Written problem.
Quote the whole listing word for word. Do not include the pictures.

Source data.
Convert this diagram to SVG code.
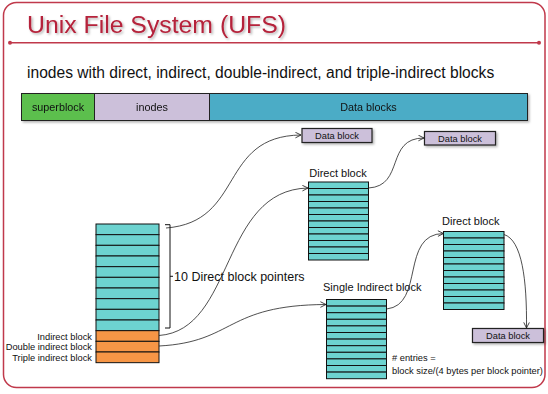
<svg xmlns="http://www.w3.org/2000/svg" width="548" height="394" viewBox="0 0 548 394">
<style>
text{font-family:"Liberation Sans",Arial,sans-serif;fill:#111}
.row{fill:#6dd3d0;stroke:#111;stroke-width:1}
.org{fill:#f79646;stroke:#111;stroke-width:1}
.db{fill:#ccc0da;stroke:#222;stroke-width:1.2}
.lbl{font-size:11px}
.bt{font-size:10.8px}
.sm{font-size:9.3px}
.conn{fill:none;stroke:#222;stroke-width:0.8;marker-end:url(#arr)}
</style>
<defs>
<marker id="arr" viewBox="0 0 10 10" refX="9" refY="5" markerWidth="7" markerHeight="7" orient="auto" markerUnits="userSpaceOnUse">
<path d="M1 1 L9 5 L1 9" fill="none" stroke="#222" stroke-width="1.2"/>
</marker>
<filter id="sh" x="-10%" y="-10%" width="130%" height="140%">
<feDropShadow dx="1.5" dy="1.5" stdDeviation="1" flood-color="#000" flood-opacity="0.3"/>
</filter>
</defs>
<rect width="548" height="394" fill="#fff"/>
<g id="frame">
<rect x="3.5" y="2.5" width="541.5" height="385" rx="13" fill="none" stroke="#c0394b" stroke-width="1.5"/>
<line x1="10" y1="42.7" x2="539" y2="42.7" stroke="#c0394b" stroke-width="1.5"/>
<circle cx="10" cy="42.7" r="2" fill="#c0394b"/>
<circle cx="539" cy="42.7" r="2" fill="#c0394b"/>
<text x="27" y="33" font-size="24.8" style="fill:#b5223a" filter="url(#sh)">Unix File System (UFS)</text>
<text x="27" y="78" font-size="15.6">inodes with direct, indirect, double-indirect, and triple-indirect blocks</text>
</g>
<g id="bar" filter="url(#sh)">
<rect x="21.5" y="93.5" width="73" height="27" fill="#5bbf4e" stroke="#222"/>
<rect x="94.5" y="93.5" width="115" height="27" fill="#ccc0da" stroke="#222"/>
<rect x="209.5" y="93.5" width="318" height="27" fill="#4bacc6" stroke="#222"/>
<text class="bt" x="58" y="110.5" text-anchor="middle">superblock</text>
<text class="bt" x="152" y="110.5" text-anchor="middle">inodes</text>
<text class="bt" x="368.5" y="110.5" text-anchor="middle">Data blocks</text>
</g>
<g id="inode">
<rect class="row" x="96" y="224" width="63" height="10.67"/>
<rect class="row" x="96" y="234.67" width="63" height="10.67"/>
<rect class="row" x="96" y="245.33" width="63" height="10.67"/>
<rect class="row" x="96" y="256" width="63" height="10.67"/>
<rect class="row" x="96" y="266.67" width="63" height="10.67"/>
<rect class="row" x="96" y="277.33" width="63" height="10.67"/>
<rect class="row" x="96" y="288" width="63" height="10.67"/>
<rect class="row" x="96" y="298.67" width="63" height="10.67"/>
<rect class="row" x="96" y="309.33" width="63" height="10.67"/>
<rect class="row" x="96" y="320" width="63" height="10.67"/>
<rect class="org" x="96" y="330.67" width="63" height="10.67"/>
<rect class="org" x="96" y="341.33" width="63" height="10.67"/>
<rect class="org" x="96" y="352" width="63" height="10.67"/>
<text class="sm" x="92" y="339.5" text-anchor="end">Indirect block</text>
<text class="sm" x="92" y="350" text-anchor="end">Double indirect block</text>
<text class="sm" x="92" y="360.5" text-anchor="end">Triple indirect block</text>
<path d="M165 224.7 H170 V328 H165 M170 276.3 H173" fill="none" stroke="#111" stroke-width="1"/>
<text x="174" y="281" font-size="12.5">10 Direct block pointers</text>
</g>
<g id="direct1">
<text class="lbl" x="338" y="177" text-anchor="middle">Direct block</text>
<rect class="row" x="308.5" y="182" width="60" height="6.5"/>
<rect class="row" x="308.5" y="188.5" width="60" height="6.5"/>
<rect class="row" x="308.5" y="195" width="60" height="6.5"/>
<rect class="row" x="308.5" y="201.5" width="60" height="6.5"/>
<rect class="row" x="308.5" y="208" width="60" height="6.5"/>
<rect class="row" x="308.5" y="214.5" width="60" height="6.5"/>
<rect class="row" x="308.5" y="221" width="60" height="6.5"/>
<rect class="row" x="308.5" y="227.5" width="60" height="6.5"/>
<rect class="row" x="308.5" y="234" width="60" height="6.5"/>
<rect class="row" x="308.5" y="240.5" width="60" height="6.5"/>
<rect class="row" x="308.5" y="247" width="60" height="6.5"/>
<rect class="row" x="308.5" y="253.5" width="60" height="6.5"/>
</g>
<g id="single">
<text class="lbl" x="323" y="291">Single Indirect block</text>
<rect class="row" x="326.5" y="299.5" width="60" height="6.6"/>
<rect class="row" x="326.5" y="306.1" width="60" height="6.6"/>
<rect class="row" x="326.5" y="312.7" width="60" height="6.6"/>
<rect class="row" x="326.5" y="319.3" width="60" height="6.6"/>
<rect class="row" x="326.5" y="325.9" width="60" height="6.6"/>
<rect class="row" x="326.5" y="332.5" width="60" height="6.6"/>
<rect class="row" x="326.5" y="339.1" width="60" height="6.6"/>
<rect class="row" x="326.5" y="345.7" width="60" height="6.6"/>
<rect class="row" x="326.5" y="352.3" width="60" height="6.6"/>
<rect class="row" x="326.5" y="358.9" width="60" height="6.6"/>
<rect class="row" x="326.5" y="365.5" width="60" height="6.6"/>
<rect class="row" x="326.5" y="372.1" width="60" height="6.6"/>
<text class="sm" x="392" y="361"># entries =</text>
<text class="sm" x="392" y="374">block size/(4 bytes per block pointer)</text>
</g>
<g id="direct2">
<text class="lbl" x="442" y="225">Direct block</text>
<rect class="row" x="443.5" y="231.5" width="60.5" height="6.5"/>
<rect class="row" x="443.5" y="238" width="60.5" height="6.5"/>
<rect class="row" x="443.5" y="244.5" width="60.5" height="6.5"/>
<rect class="row" x="443.5" y="251" width="60.5" height="6.5"/>
<rect class="row" x="443.5" y="257.5" width="60.5" height="6.5"/>
<rect class="row" x="443.5" y="264" width="60.5" height="6.5"/>
<rect class="row" x="443.5" y="270.5" width="60.5" height="6.5"/>
<rect class="row" x="443.5" y="277" width="60.5" height="6.5"/>
<rect class="row" x="443.5" y="283.5" width="60.5" height="6.5"/>
<rect class="row" x="443.5" y="290" width="60.5" height="6.5"/>
<rect class="row" x="443.5" y="296.5" width="60.5" height="6.5"/>
<rect class="row" x="443.5" y="303" width="60.5" height="6.5"/>
</g>
<g id="data1">
<rect class="db" x="302" y="128.5" width="70" height="14" filter="url(#sh)"/>
<text class="sm" x="337" y="138.8" text-anchor="middle">Data block</text>
</g>
<g id="data2">
<rect class="db" x="424.5" y="131.5" width="71" height="13.5" filter="url(#sh)"/>
<text class="sm" x="460" y="141.8" text-anchor="middle">Data block</text>
</g>
<g id="data3">
<rect class="db" x="472.5" y="328.5" width="71" height="14" filter="url(#sh)"/>
<text class="sm" x="508" y="338.8" text-anchor="middle">Data block</text>
</g>
<g id="connectors">
<path class="conn" d="M166 228 C 245 222, 218 136, 301 135"/>
<path class="conn" d="M159 335.5 C 235 330, 220 190, 308 188"/>
<path class="conn" d="M159 346 C 235 342, 225 305, 326 304.5"/>
<path class="conn" d="M368.5 188 C 405 186, 385 138, 424 138"/>
<path class="conn" d="M386.5 309 C 425 305, 400 234, 443.5 233.5"/>
<path class="conn" d="M504 234.5 C 522 240, 527 280, 526.5 328"/>
</g>
</svg>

Written response.
Convert this diagram to SVG code.
<svg xmlns="http://www.w3.org/2000/svg" width="548" height="394" viewBox="0 0 548 394">
<style>
text{font-family:"Liberation Sans",Arial,sans-serif;fill:#111}
.row{fill:#6dd3d0;stroke:#111;stroke-width:1}
.org{fill:#f79646;stroke:#111;stroke-width:1}
.db{fill:#ccc0da;stroke:#222;stroke-width:1.2}
.lbl{font-size:11px}
.bt{font-size:10.8px}
.sm{font-size:9.3px}
.conn{fill:none;stroke:#222;stroke-width:0.8;marker-end:url(#arr)}
</style>
<defs>
<marker id="arr" viewBox="0 0 10 10" refX="9" refY="5" markerWidth="7" markerHeight="7" orient="auto" markerUnits="userSpaceOnUse">
<path d="M1 1 L9 5 L1 9" fill="none" stroke="#222" stroke-width="1.2"/>
</marker>
<filter id="sh" x="-10%" y="-10%" width="130%" height="140%">
<feDropShadow dx="1.5" dy="1.5" stdDeviation="1" flood-color="#000" flood-opacity="0.3"/>
</filter>
</defs>
<rect width="548" height="394" fill="#fff"/>
<g id="frame">
<rect x="3.5" y="2.5" width="541.5" height="385" rx="13" fill="none" stroke="#c0394b" stroke-width="1.5"/>
<line x1="10" y1="42.7" x2="539" y2="42.7" stroke="#c0394b" stroke-width="1.5"/>
<circle cx="10" cy="42.7" r="2" fill="#c0394b"/>
<circle cx="539" cy="42.7" r="2" fill="#c0394b"/>
<text x="27" y="33" font-size="24.8" style="fill:#b5223a" filter="url(#sh)">Unix File System (UFS)</text>
<text x="27" y="78" font-size="15.6">inodes with direct, indirect, double-indirect, and triple-indirect blocks</text>
</g>
<g id="bar" filter="url(#sh)">
<rect x="21.5" y="93.5" width="73" height="27" fill="#5bbf4e" stroke="#222"/>
<rect x="94.5" y="93.5" width="115" height="27" fill="#ccc0da" stroke="#222"/>
<rect x="209.5" y="93.5" width="318" height="27" fill="#4bacc6" stroke="#222"/>
<text class="bt" x="58" y="110.5" text-anchor="middle">superblock</text>
<text class="bt" x="152" y="110.5" text-anchor="middle">inodes</text>
<text class="bt" x="368.5" y="110.5" text-anchor="middle">Data blocks</text>
</g>
<g id="inode">
<rect class="row" x="96" y="224" width="63" height="10.67"/>
<rect class="row" x="96" y="234.67" width="63" height="10.67"/>
<rect class="row" x="96" y="245.33" width="63" height="10.67"/>
<rect class="row" x="96" y="256" width="63" height="10.67"/>
<rect class="row" x="96" y="266.67" width="63" height="10.67"/>
<rect class="row" x="96" y="277.33" width="63" height="10.67"/>
<rect class="row" x="96" y="288" width="63" height="10.67"/>
<rect class="row" x="96" y="298.67" width="63" height="10.67"/>
<rect class="row" x="96" y="309.33" width="63" height="10.67"/>
<rect class="row" x="96" y="320" width="63" height="10.67"/>
<rect class="org" x="96" y="330.67" width="63" height="10.67"/>
<rect class="org" x="96" y="341.33" width="63" height="10.67"/>
<rect class="org" x="96" y="352" width="63" height="10.67"/>
<text class="sm" x="92" y="339.5" text-anchor="end">Indirect block</text>
<text class="sm" x="92" y="350" text-anchor="end">Double indirect block</text>
<text class="sm" x="92" y="360.5" text-anchor="end">Triple indirect block</text>
<path d="M165 224.7 H170 V328 H165 M170 276.3 H173" fill="none" stroke="#111" stroke-width="1"/>
<text x="174" y="281" font-size="12.5">10 Direct block pointers</text>
</g>
<g id="direct1">
<text class="lbl" x="338" y="177" text-anchor="middle">Direct block</text>
<rect class="row" x="308.5" y="182" width="60" height="6.5"/>
<rect class="row" x="308.5" y="188.5" width="60" height="6.5"/>
<rect class="row" x="308.5" y="195" width="60" height="6.5"/>
<rect class="row" x="308.5" y="201.5" width="60" height="6.5"/>
<rect class="row" x="308.5" y="208" width="60" height="6.5"/>
<rect class="row" x="308.5" y="214.5" width="60" height="6.5"/>
<rect class="row" x="308.5" y="221" width="60" height="6.5"/>
<rect class="row" x="308.5" y="227.5" width="60" height="6.5"/>
<rect class="row" x="308.5" y="234" width="60" height="6.5"/>
<rect class="row" x="308.5" y="240.5" width="60" height="6.5"/>
<rect class="row" x="308.5" y="247" width="60" height="6.5"/>
<rect class="row" x="308.5" y="253.5" width="60" height="6.5"/>
</g>
<g id="single">
<text class="lbl" x="323" y="291">Single Indirect block</text>
<rect class="row" x="326.5" y="299.5" width="60" height="6.6"/>
<rect class="row" x="326.5" y="306.1" width="60" height="6.6"/>
<rect class="row" x="326.5" y="312.7" width="60" height="6.6"/>
<rect class="row" x="326.5" y="319.3" width="60" height="6.6"/>
<rect class="row" x="326.5" y="325.9" width="60" height="6.6"/>
<rect class="row" x="326.5" y="332.5" width="60" height="6.6"/>
<rect class="row" x="326.5" y="339.1" width="60" height="6.6"/>
<rect class="row" x="326.5" y="345.7" width="60" height="6.6"/>
<rect class="row" x="326.5" y="352.3" width="60" height="6.6"/>
<rect class="row" x="326.5" y="358.9" width="60" height="6.6"/>
<rect class="row" x="326.5" y="365.5" width="60" height="6.6"/>
<rect class="row" x="326.5" y="372.1" width="60" height="6.6"/>
<text class="sm" x="392" y="361"># entries =</text>
<text class="sm" x="392" y="374">block size/(4 bytes per block pointer)</text>
</g>
<g id="direct2">
<text class="lbl" x="442" y="225">Direct block</text>
<rect class="row" x="443.5" y="231.5" width="60.5" height="6.5"/>
<rect class="row" x="443.5" y="238" width="60.5" height="6.5"/>
<rect class="row" x="443.5" y="244.5" width="60.5" height="6.5"/>
<rect class="row" x="443.5" y="251" width="60.5" height="6.5"/>
<rect class="row" x="443.5" y="257.5" width="60.5" height="6.5"/>
<rect class="row" x="443.5" y="264" width="60.5" height="6.5"/>
<rect class="row" x="443.5" y="270.5" width="60.5" height="6.5"/>
<rect class="row" x="443.5" y="277" width="60.5" height="6.5"/>
<rect class="row" x="443.5" y="283.5" width="60.5" height="6.5"/>
<rect class="row" x="443.5" y="290" width="60.5" height="6.5"/>
<rect class="row" x="443.5" y="296.5" width="60.5" height="6.5"/>
<rect class="row" x="443.5" y="303" width="60.5" height="6.5"/>
</g>
<g id="data1">
<rect class="db" x="302" y="128.5" width="70" height="14" filter="url(#sh)"/>
<text class="sm" x="337" y="138.8" text-anchor="middle">Data block</text>
</g>
<g id="data2">
<rect class="db" x="424.5" y="131.5" width="71" height="13.5" filter="url(#sh)"/>
<text class="sm" x="460" y="141.8" text-anchor="middle">Data block</text>
</g>
<g id="data3">
<rect class="db" x="472.5" y="328.5" width="71" height="14" filter="url(#sh)"/>
<text class="sm" x="508" y="338.8" text-anchor="middle">Data block</text>
</g>
<g id="connectors">
<path class="conn" d="M166 228 C 245 222, 218 136, 301 135"/>
<path class="conn" d="M159 335.5 C 235 330, 220 190, 308 188"/>
<path class="conn" d="M159 346 C 235 342, 225 305, 326 304.5"/>
<path class="conn" d="M368.5 188 C 405 186, 385 138, 424 138"/>
<path class="conn" d="M386.5 309 C 425 305, 400 234, 443.5 233.5"/>
<path class="conn" d="M504 234.5 C 522 240, 527 280, 526.5 328"/>
</g>
</svg>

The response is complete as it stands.